QRM’s Downstream Effect

The discussion around how to define a qualified residential mortgage (QRM) has dragged on for over a year now, with no end in sight. But advocates haven’t let it go, […]

The Federal National Mortgage Association could take a decidedly different look in the years to come.

The discussion around how to define a qualified residential mortgage (QRM) has dragged on for over a year now, with no end in sight. But advocates haven’t let it go, and are continuing to raise the volume on their concerns about the proposed definition’s negative long-term, downstream effects on the housing market.

The Dodd-Frank Act says MBS issuers must retain 5 percent of the risk for securitized mortgages, but exempts risk retention for a small category of “very safe” loans — QRMs. Federal regulators have proposed that part of the definition of very safe be a minimum down payment of as high as 20 percent. Housing and fair lending advocates have said both publicly and in comments to regulators that that could create a dual mortgage market: QRMs for those who can afford them and essentially subprime loans for everyone else, most notably for first-time homebuyers, people of color, and people with little savings or disposable income. Others say a high downpayment requirement for QRM could further concentrate lending in the too-big-to-fail banks that can afford to keep nonconforming loans on their books.

This would really be a major step back for middle America as well as for the low-income households who are looking to be homeowners in the future,” said David Berenbaum, chief program officer for the ‘National Community Reinvestment Coalition, adding that a 20 percent down QRM could “disqualify many more households for homeownership.” The Center for Responsible Lending, in comments to regulators, suggested that a final rule should eliminate downpayment as a defining factor altogether: “This would ensure that QRM loans are not only sustainable and properly underwritten, but also affordable to most homebuyers.”

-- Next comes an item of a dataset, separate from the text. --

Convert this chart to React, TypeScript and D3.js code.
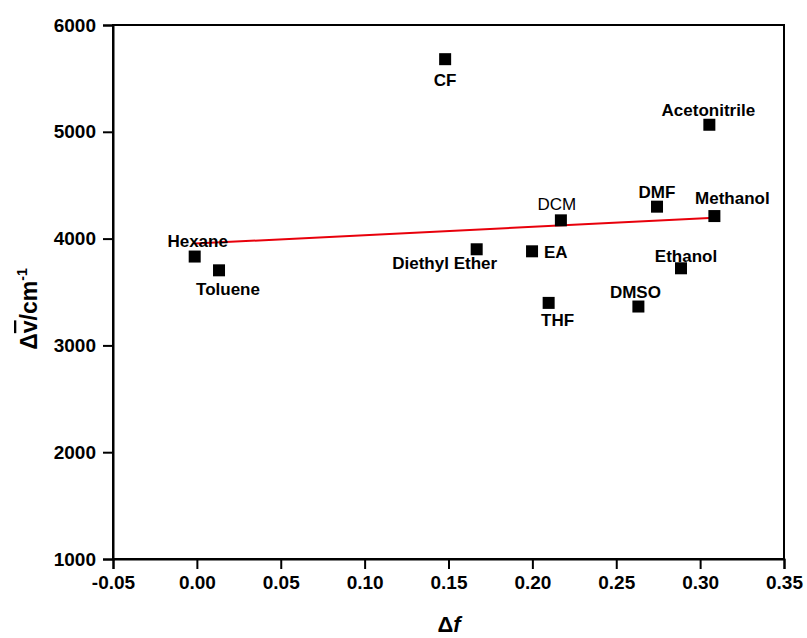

NCRC, CRL, and other traditional advocates are not alone. Mortgage Bankers Association, the National Association of Realtors, and other industry titans, share the same view (though their motives and opinions on other aspects of what makes a safe loan product may be somewhat different). In February, David Stevens, MBA president and former head of FHA, told National Mortgage News that a 20 percent down payment restriction would amount to “a direct attack on first-time homebuyers, African-American borrowers, and Latinos.”